Good question! We did an initial benchmark of scrolling back in July against Terminal, iTerm, Hyper, Kitty, and Alacritty, if you’re interested: https://www.warp.dev/blog/how-warp-works.
We started by forking Alacritty's model and parser and because we have a similar architecture (Rust-based, rendered on the GPU) we should generally be at, or near, the performance of Alacritty.
I just ran a quick test using Casey Muratori's termbench (https://github.com/cmuratori/termbench) you are an order of magnitude slower than Alacritty, and also significantly slower than iTerm. Warp also locks up pretty severely and only shows a new frame once every few seconds during most of the run.

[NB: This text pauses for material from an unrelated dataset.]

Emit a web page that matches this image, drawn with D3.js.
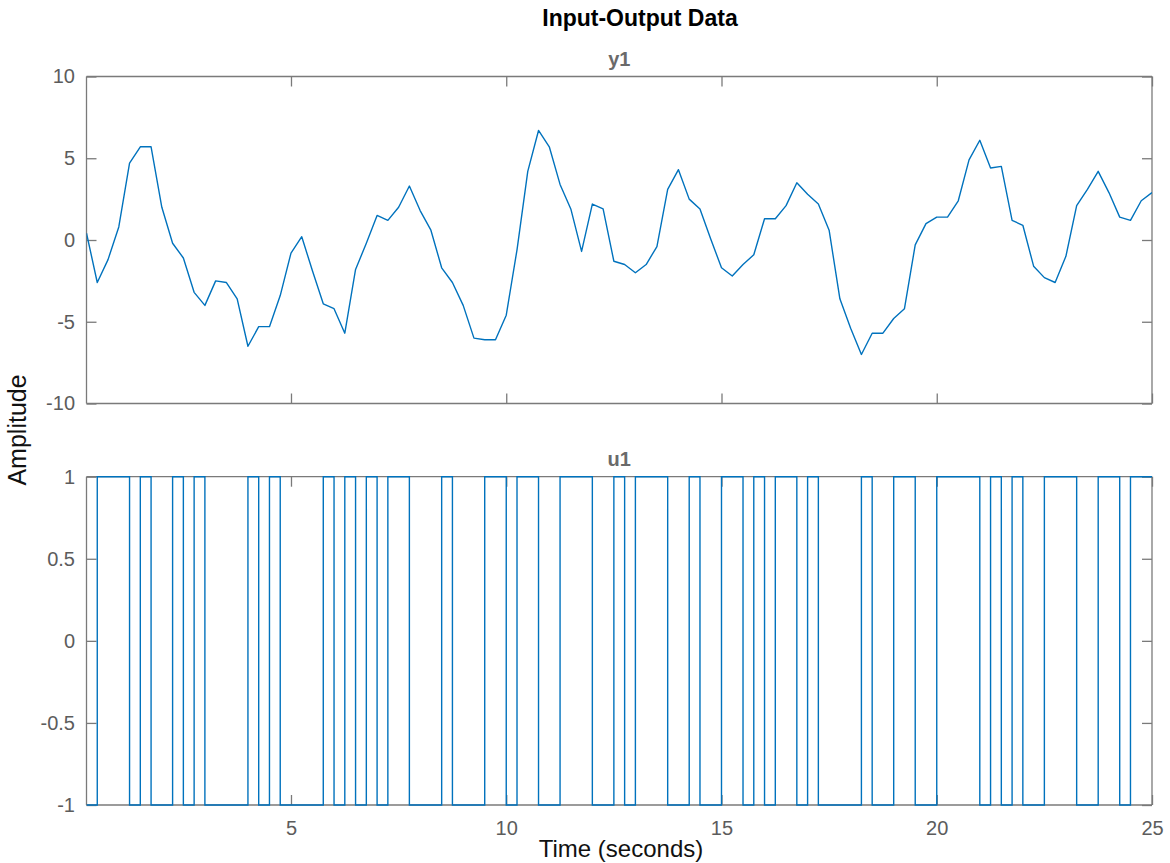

Hey - that's a good point. The thing about terminal benchmarks is that there are many of them, each focusing on a different aspect and producing different results. There's one by alacritty team[1] that we used in our initial tests[2], there's another ones mentioned in the comments above etc. When using vtbench, Warp performed much better than iterm, for example.

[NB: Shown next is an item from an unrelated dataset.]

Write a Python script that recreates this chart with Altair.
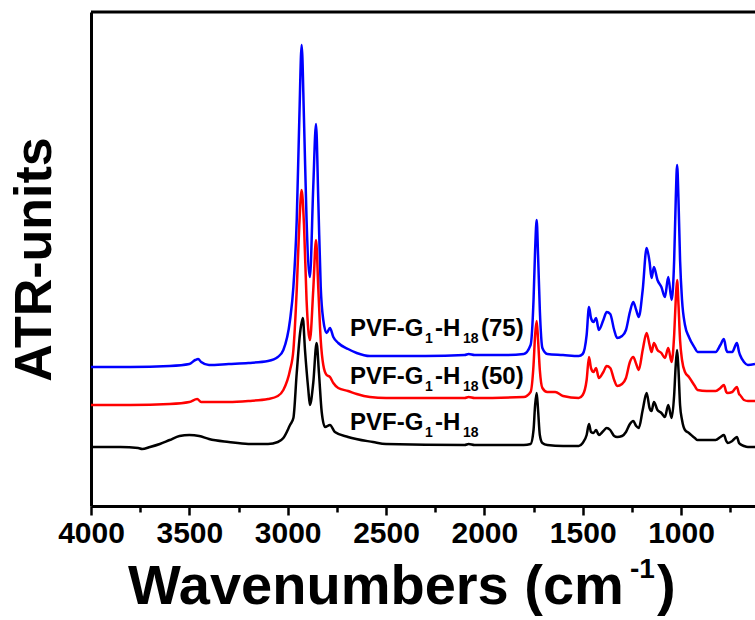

Ideally we'd ace all of them, but we're not there yet. Anecdotally, many of our users mention speed/performance improvements over other terminal apps a lot in our Discord!
I've tried one very basic terminal rendering benchmark I had at hand [1] and on my MacBook Pro it was 17x faster than iterm and 3x faster than wezterm which is my daily driver.
thanks for posting this—no idea why every new terminal released today doesn't test against termbench and/or take a look at refterm these days, that's the first thing I would do.
We started by forking Alacritty's model and parser and because we have a similar architecture (Rust-based, rendered on the GPU) we should generally be at, or near, the performance of Alacritty.